Les grandes fleurs (anémones, narcisses...) d'Irène Desvignes tintent, éclairent et éclatent à tel point qu'elles envahissent l'espace, en distordent l'ordonnancement habituel. La peinture est figurative mais aussi troublée esthétiquement par une imagination qui prend sa source dans la matérialité des choses et tend à dissoudre les formes : buées, vapeurs colorées, brumes, fluidités aquatiques, liquides parfois amniotiques... L'eau et les rêves, l'air et les songes, notions chères à Gaston Bachelard, enveloppent, emportent, délestent les figures.

Quand Irène Desvignes travaille, pour une série de tableaux, sur le Bain turc d'Ingres, elle isole à chaque fois une figure féminine et déplie ainsi de manière analytique cette formidable boîte à fantasmes masculins. Elle démonte un processus pictural et, à la fois, déconstruit l'idéal érotique, pour le reconstruire et recomposer autrement. Au-delà, s'atteler à Ingres c'est bien sûr s'atteler au dessin virtuose, à la ligne serpentine. Les odalisques se retrouvent ici esseulées au milieu d'une forêt de tomates démesurées, parmi des couleurs éclatantes, des atmosphères vaporeuses et des coulures de peintures, des ajouts plastiques bruts. Eden, oui, mais légèrement vacillant et incertain. Dessin, oui, mais sous tension ou perturbé.

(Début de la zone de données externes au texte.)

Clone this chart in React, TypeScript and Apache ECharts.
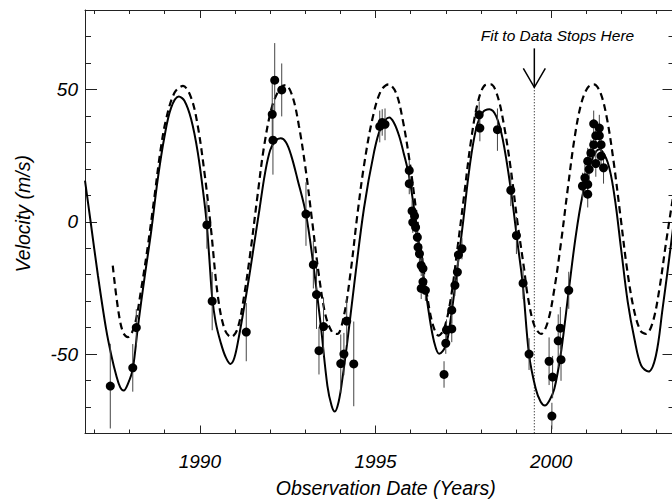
import React, { useEffect, useRef } from 'react';
import * as echarts from 'echarts';

// ---------- data ----------
// Solid curve: fit to the data
const fitYears = [
  1986.73, 1986.89, 1987.10, 1987.33, 1987.48, 1987.62, 1987.73, 1987.83, 1987.96, 1988.09,
  1988.24, 1988.42, 1988.61, 1988.80, 1988.99, 1989.18, 1989.40, 1989.56, 1989.75, 1989.94,
  1990.13, 1990.20, 1990.27, 1990.35, 1990.45, 1990.59, 1990.73, 1990.87, 1990.98, 1991.11,
  1991.25, 1991.40, 1991.55, 1991.70, 1991.85, 1992.00, 1992.15, 1992.30, 1992.45, 1992.60,
  1992.78, 1993.02, 1993.23, 1993.44, 1993.63, 1993.75, 1993.84, 1993.95, 1994.06, 1994.20,
  1994.39, 1994.67, 1994.96, 1995.15, 1995.39, 1995.52, 1995.67, 1995.80, 1995.96, 1996.15,
  1996.34, 1996.53, 1996.67, 1996.81, 1997.00, 1997.14, 1997.29, 1997.48, 1997.67, 1997.86,
  1998.05, 1998.24, 1998.43, 1998.62, 1998.85, 1999.04, 1999.19, 1999.37, 1999.56, 1999.70,
  1999.82, 1999.95, 2000.09, 2000.28, 2000.50, 2000.70, 2000.89, 2001.13, 2001.37, 2001.61,
  2001.80, 2001.99, 2002.18, 2002.37, 2002.56, 2002.77, 2002.98, 2003.17, 2003.32, 2003.51,
];
const fitVel = [
  15.5, 0.0, -20.5, -40.5, -50.5, -58.1, -62.5, -63.8, -61.0, -55.6,
  -39.2, -21.6, -4.0, 16.0, 32.0, 43.0, 47.3, 45.7, 38.8, 26.2,
  7.3, -1.5, -14.0, -28.5, -38.0, -45.5, -51.0, -53.7, -51.5, -43.5,
  -33.0, -21.0, -8.0, 5.0, 18.0, 27.0, 30.5, 31.5, 30.0, 25.0,
  16.0, 2.9, -16.3, -39.0, -62.0, -69.5, -71.7, -68.0, -59.0, -45.0,
  -24.0, 5.0, 26.5, 35.5, 39.4, 37.5, 32.5, 26.0, 16.9, -0.2,
  -17.9, -35.5, -45.5, -49.9, -46.8, -36.7, -21.6, -1.5, 19.9, 35.0,
  41.3, 42.5, 40.0, 31.2, 12.3, -7.8, -23.5, -50.2, -63.1, -68.0,
  -69.4, -67.5, -63.1, -49.3, -26.0, -5.3, 9.8, 22.4, 27.4, 22.4,
  9.8, -10.3, -30.4, -44.3, -54.3, -56.6, -50.6, -32.9, -17.9, 2.0,
];

// Dashed curve
const altYears = [
  1987.52, 1987.67, 1987.81, 1987.95, 1988.14, 1988.33, 1988.52, 1988.71, 1988.88, 1989.04,
  1989.28, 1989.52, 1989.75, 1989.94, 1990.13, 1990.31, 1990.51, 1990.70, 1990.89, 1991.07,
  1991.26, 1991.45, 1991.64, 1991.83, 1992.06, 1992.30, 1992.44, 1992.63, 1992.82, 1993.01,
  1993.20, 1993.39, 1993.58, 1993.77, 1993.91, 1994.10, 1994.29, 1994.48, 1994.67, 1994.91,
  1995.15, 1995.37, 1995.58, 1995.77, 1995.96, 1996.15, 1996.34, 1996.53, 1996.67, 1996.79,
  1996.95, 1997.14, 1997.33, 1997.52, 1997.71, 1997.90, 1998.09, 1998.28, 1998.47, 1998.66,
  1998.85, 1999.04, 1999.23, 1999.33, 1999.52, 1999.71, 1999.90, 2000.09, 2000.28, 2000.47,
  2000.66, 2000.85, 2001.04, 2001.21, 2001.40, 2001.59, 2001.78, 2001.97, 2002.16, 2002.35,
  2002.54, 2002.70, 2002.89, 2003.08, 2003.27, 2003.51,
];
const altVel = [
  -16.6, -32.9, -41.7, -43.6, -39.2, -25.4, -9.0, 9.8, 27.0, 38.8,
  48.8, 51.3, 46.9, 36.2, 18.6, -2.0, -27.9, -40.5, -43.6, -40.5,
  -27.9, -10.3, 9.8, 28.7, 43.8, 50.7, 51.6, 47.6, 36.2, 19.9,
  -0.2, -20.4, -35.5, -41.8, -42.4, -35.5, -19.1, 2.3, 21.1, 38.8,
  49.4, 51.9, 48.8, 38.8, 23.7, 4.8, -15.3, -32.9, -40.5, -43.0,
  -40.5, -29.2, -10.3, 9.8, 29.9, 44.4, 51.3, 51.9, 47.6, 36.2,
  19.9, -0.2, -17.9, -27.9, -39.2, -42.4, -38.0, -25.4, -7.8, 12.3,
  31.2, 44.4, 50.7, 51.9, 48.8, 38.8, 22.4, 2.3, -17.9, -32.9,
  -41.1, -42.4, -38.0, -25.4, -7.8, 13.0,
];

// Observations: date, velocity, error
const obsYears = [
  1987.45, 1988.09, 1988.19, 1990.20, 1990.35, 1991.32, 1992.06, 1992.08, 1992.13, 1992.33,
  1993.02, 1993.23, 1993.32, 1993.39, 1993.52, 1994.01, 1994.10, 1994.18, 1994.38, 1995.12,
  1995.19, 1995.27, 1995.96, 1995.96, 1996.04, 1996.06, 1996.11, 1996.14, 1996.19, 1996.21,
  1996.25, 1996.30, 1996.35, 1996.35, 1996.30, 1996.42, 1996.95, 1997.00, 1997.02, 1997.17,
  1997.17, 1997.26, 1997.33, 1997.36, 1997.46, 1997.95, 1997.97, 1998.47, 1998.85, 1999.01,
  1999.20, 1999.37, 1999.94, 2000.02, 2000.04, 2000.20, 2000.26, 2000.28, 2000.50, 2000.89,
  2000.96, 2001.04, 2001.04, 2001.04, 2001.08, 2001.13, 2001.21, 2001.21, 2001.27, 2001.27,
  2001.37, 2001.37, 2001.42, 2001.42, 2001.49,
];
const obsVel = [
  -62.1, -55.2, -40.0, -1.2, -30.0, -41.7, 40.6, 30.8, 53.5, 49.8,
  2.9, -16.2, -27.5, -48.7, -39.6, -53.6, -50.0, -37.5, -53.7, 36.0,
  37.5, 36.8, 19.4, 14.4, 4.1, -0.2, 2.2, -2.1, -5.9, -9.6,
  -12.1, -16.5, -17.7, -22.7, -25.2, -25.9, -57.7, -45.9, -40.9, -40.5,
  -33.4, -24.0, -19.0, -12.5, -10.2, 40.4, 35.4, 34.8, 11.9, -5.2,
  -23.2, -50.0, -52.7, -73.4, -58.7, -45.0, -40.2, -52.1, -25.9, 13.5,
  16.6, 10.4, 14.1, 22.9, 19.8, 26.0, 37.0, 29.1, 32.5, 22.0,
  35.4, 32.5, 29.1, 24.8, 20.4,
];
const obsErr = [
  16, 9, 7, 9, 11, 11, 12, 13, 14, 10,
  12, 9, 13, 9, 11, 11, 8, 9, 16, 6,
  5, 6, 4, 4, 4, 4, 4, 4, 4, 4,
  4, 4, 4, 4, 4, 4, 5, 4, 4, 5,
  5, 4, 4, 4, 4, 5, 5, 8, 6, 7,
  6, 6, 9, 5, 8, 10, 8, 8, 7, 5,
  5, 5, 5, 5, 5, 5, 5, 5, 5, 5,
  5, 5, 5, 5, 6,
];

const xMin = 1986.73;
const xMax = 2003.51;
const yMin = -80;
const yMax = 80;
const xTickLabels = [1990, 1995, 2000];
const yTickLabels = [-50, 0, 50];
const xTitle = 'Observation Date (Years)';
const yTitle = 'Velocity (m/s)';

const fitStopYear = 1999.52;
const arrowTipVel = 50.8;
const arrowTailVel = 65.5;
const annotationText = 'Fit to Data Stops Here';
const annotationYear = 2000.18;
const annotationVel = 70.5;

const FONT = '"Liberation Sans", Arial, Helvetica, sans-serif';

export default function App() {
  const ref = useRef<HTMLDivElement>(null);

  useEffect(() => {
    if (!ref.current) return;
    const chart = echarts.init(ref.current, undefined, { renderer: 'svg' });

    const zip2 = (a: number[], b: number[]) => a.map((v, i) => [v, b[i]]);
    const obsData = obsYears.map((v, i) => [v, obsVel[i], obsErr[i]]);

    const labelStyle = {
      fontFamily: FONT,
      fontStyle: 'italic' as const,
      fontSize: 19,
      color: '#000',
    };
    const spine = { show: true, onZero: false, lineStyle: { color: '#222', width: 1 } };
    const noSpine = { show: false, onZero: false };
    const tick = (len: number) => ({ show: true, inside: true, length: len, lineStyle: { color: '#222', width: 1 } });

    const isIn = (v: number, arr: number[]) => arr.some((t) => Math.abs(t - v) < 1e-6);

    const xCommon = { type: 'value' as const, gridIndex: 0, min: xMin, max: xMax, splitLine: { show: false } };
    const yCommon = { type: 'value' as const, gridIndex: 0, min: yMin, max: yMax, splitLine: { show: false } };

    chart.setOption({
      animation: false,
      backgroundColor: '#fff',
      grid: {
        left: 85,
        top: 10,
        width: 589.5,
        height: 423.5,
        containLabel: false,
        outerBoundsMode: 'none',
      },
      xAxis: [
        {
          ...xCommon,
          position: 'bottom',
          minInterval: 5,
          maxInterval: 5,
          axisLine: spine,
          axisTick: tick(8),
          axisLabel: {
            ...labelStyle,
            margin: 18,
            showMinLabel: false,
            showMaxLabel: false,
            formatter: (v: number) => (isIn(v, xTickLabels) ? String(Math.round(v)) : ''),
          },
          name: xTitle,
          nameLocation: 'middle',
          nameGap: 44,
          nameTextStyle: { ...labelStyle, fontSize: 19.5, padding: [0, 0, 0, 12] },
        },
        {
          ...xCommon,
          position: 'bottom',
          minInterval: 1,
          maxInterval: 1,
          axisLine: noSpine,
          axisTick: tick(4),
          axisLabel: { show: false },
        },
        {
          ...xCommon,
          position: 'top',
          minInterval: 5,
          maxInterval: 5,
          axisLine: spine,
          axisTick: tick(8),
          axisLabel: { show: false },
        },
        {
          ...xCommon,
          position: 'top',
          minInterval: 1,
          maxInterval: 1,
          axisLine: noSpine,
          axisTick: tick(4),
          axisLabel: { show: false },
        },
      ],
      yAxis: [
        {
          ...yCommon,
          position: 'left',
          minInterval: 50,
          maxInterval: 50,
          axisLine: spine,
          axisTick: tick(12),
          axisLabel: {
            ...labelStyle,
            margin: 7,
            showMinLabel: false,
            showMaxLabel: false,
            formatter: (v: number) => (isIn(v, yTickLabels) ? String(Math.round(v)) : ''),
          },
          name: yTitle,
          nameLocation: 'middle',
          nameGap: 52,
          nameTextStyle: { ...labelStyle, fontSize: 19.5, padding: [0, 0, 0, 16] },
        },
        {
          ...yCommon,
          position: 'left',
          minInterval: 10,
          maxInterval: 10,
          axisLine: noSpine,
          axisTick: tick(6),
          axisLabel: { show: false },
        },
        {
          ...yCommon,
          position: 'right',
          minInterval: 50,
          maxInterval: 50,
          axisLine: spine,
          axisTick: tick(12),
          axisLabel: { show: false },
        },
        {
          ...yCommon,
          position: 'right',
          minInterval: 10,
          maxInterval: 10,
          axisLine: noSpine,
          axisTick: tick(6),
          axisLabel: { show: false },
        },
      ],
      series: [
        {
          name: 'Fit',
          type: 'line',
          xAxisIndex: 0,
          yAxisIndex: 0,
          data: zip2(fitYears, fitVel),
          smooth: 0.35,
          showSymbol: false,
          symbol: 'none',
          clip: true,
          lineStyle: { color: '#000', width: 2 },
          z: 3,
        },
        {
          name: 'Alternative',
          type: 'line',
          xAxisIndex: 0,
          yAxisIndex: 0,
          data: zip2(altYears, altVel),
          smooth: 0.35,
          showSymbol: false,
          symbol: 'none',
          clip: true,
          lineStyle: { color: '#000', width: 2.2, type: [7, 4.5] },
          z: 3,
        },
        {
          name: 'Errors',
          type: 'custom',
          xAxisIndex: 0,
          yAxisIndex: 0,
          data: obsData,
          encode: { x: 0, y: 1 },
          clip: true,
          z: 4,
          renderItem: (_params: any, api: any) => {
            const x = api.value(0);
            const y = api.value(1);
            const e = api.value(2);
            const top = api.coord([x, y + e]);
            const bot = api.coord([x, y - e]);
            return {
              type: 'line',
              shape: { x1: top[0], y1: top[1], x2: bot[0], y2: bot[1] },
              style: { stroke: '#444', lineWidth: 1 },
            };
          },
        },
        {
          name: 'Observations',
          type: 'scatter',
          xAxisIndex: 0,
          yAxisIndex: 0,
          data: obsData.map((d) => [d[0], d[1]]),
          symbol: 'circle',
          symbolSize: 9,
          itemStyle: { color: '#000', opacity: 1 },
          z: 5,
        },
        {
          name: 'Annotation',
          type: 'custom',
          xAxisIndex: 0,
          yAxisIndex: 0,
          data: [[fitStopYear, arrowTipVel]],
          encode: { x: 0, y: 1 },
          clip: false,
          z: 6,
          renderItem: (_params: any, api: any) => {
            const tip = api.coord([fitStopYear, arrowTipVel]);
            const tail = api.coord([fitStopYear, arrowTailVel]);
            const bottom = api.coord([fitStopYear, yMin]);
            const lab = api.coord([annotationYear, annotationVel]);
            return {
              type: 'group',
              children: [
                {
                  type: 'line',
                  shape: { x1: tip[0], y1: tip[1], x2: bottom[0], y2: bottom[1] },
                  style: { stroke: '#000', lineWidth: 1, lineDash: [1, 2] },
                },
                {
                  type: 'line',
                  shape: { x1: tail[0], y1: tail[1], x2: tip[0], y2: tip[1] },
                  style: { stroke: '#000', lineWidth: 1.5 },
                },
                {
                  type: 'polyline',
                  shape: {
                    points: [
                      [tip[0] - 11, tip[1] - 19],
                      [tip[0], tip[1]],
                      [tip[0] + 11, tip[1] - 19],
                    ],
                  },
                  style: { stroke: '#000', fill: 'none', lineWidth: 1.5 },
                },
                {
                  type: 'text',
                  x: lab[0],
                  y: lab[1],
                  style: {
                    text: annotationText,
                    fontFamily: FONT,
                    fontStyle: 'italic',
                    fontSize: 15.5,
                    fill: '#000',
                    align: 'center',
                    verticalAlign: 'middle',
                  },
                },
              ],
            };
          },
        },
      ],
    });

    return () => chart.dispose();
  }, []);

  return (
    <div
      ref={ref}
      style={{ position: 'fixed', left: 0, top: 0, width: 672, height: 501, background: '#fff' }}
    />
  );
}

Dans un cycle de dessins, organisés systématiquement en triptyques, Irène Desvignes part d'abord d'une représentation de plants de tomates ; en reprend ensuite les seules zones sombres et y inscrit une figure féminine ; cartographie enfin le tout de manière abstraite en y ajoutant la première image mentale venue. Pour chaque série, un saut, un écart, est effectué : de la représentation réaliste à celle, ombrée, de l'inconscient, puis à l'abstraction agrémentée d'un motif intuitif et presque surréaliste. Ces trois « plans », pensons-nous, se retrouvent entremêlés sur les toiles de l'artiste, où le regard glisse insensiblement du naturalisme à l'incongru, de la forme à l'informe, de la ligne à la matière, de l'histoire de l'art ou de l'histoire intime à l'inopiné.